Des méthodes alternatives et durables doivent être mises en place dans l’immédiat afin de briser ce cercle vicieux d’utilisation/interdiction de pesticides, responsable de la destruction de notre biodiversité, de la détérioration irrémédiable de la santé de l’homme et de son environnement. L'approche probiotique répond à cette exigence. Mon projet de doctorat consiste à réaliser des expériences en conditions contrôlées, pour étudier l’impact de néonicotinoïdes sur l’homéostasie du microbiote intestinal de l’abeille. Des souches bactériennes à caractères probiotiques  ont été isolées du tractus intestinal de l’abeille pour mesurer leur tolérance vis-à-vis de molécule de néonicotinoïdes en conditions in vitro. Le but étant d’identifier des candidats probiotiques capables de croître en contact avec le pesticide, et de dégrader la molécule toxique en molécule moins toxique et/ou de restaurer les fonctions homéostatiques importantes du microbiote intestinal d’abeilles exposées à des pesticides. Ce projet permettra de mesurer le potentiel de restauration d’un déséquilibre intestinal de l’abeille, avec notre formulation probiotique, en contexte agro-environnemental ; et apportera une meilleure compréhension des interactions fonctionnelles du système abeille-microbiote chez l’Abeille mellifère. À terme, mon projet proposera deux livrables : (a) un outil de bio-surveillance des colonies d’abeilles basé sur des biomarqueurs microbiens sensibles à l’exposition des doses létales/sous-létales de molécules d’insecticides ; (b) Une formulation probiotique composée de bactéries de l’abeille qui aide à restaurer les propriétés métaboliques et protectrices importantes du microbiote de l’abeille dans un contexte d’exposition aux pesticides. À long terme, nous pourrons mettre en place des plans de gestion durables et des solutions alternatives, afin d'améliorer la santé des colonies d’abeilles par des formulations de bactéries probiotiques qui pourront être utilisées à titre curatif et/ou préventif en apiculture. 


Références :

(1) Klein, S., et al., 2017. Why bees are so vulnerable to environmental stressors. Trends in Ecology and Evolution, 32, 268-278.

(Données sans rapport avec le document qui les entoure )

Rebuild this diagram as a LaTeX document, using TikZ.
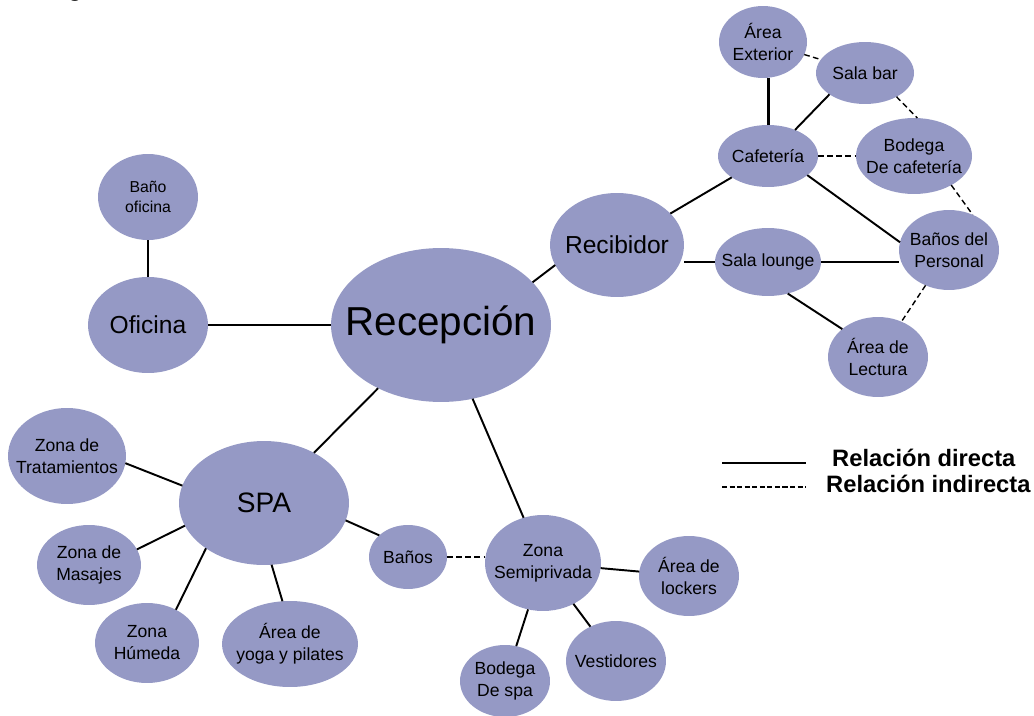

(2) Di Prisco, G., et al., 2013. Neonicotinoid clothianidin adversely affects insect immunity and promotes replication of a viral pathogen in honey bees. Proceedings of the National Academy of Sciences, 110(46), 18466-18471.
(3) Moran N. et Raymann K., 2018. The role of the gut microbiome in health and disease of adult honey bee workers, Current Opinion In Insect Science, 26, 97-104.
(4) Guinane C.M. and Cotter P.D., 2013. Role of the gut microbiota in health and chronic gastrointestinal disease: understanding a hidden metabolic organ. Therapeutic Advances in Gastroenterology, 6, 295–308.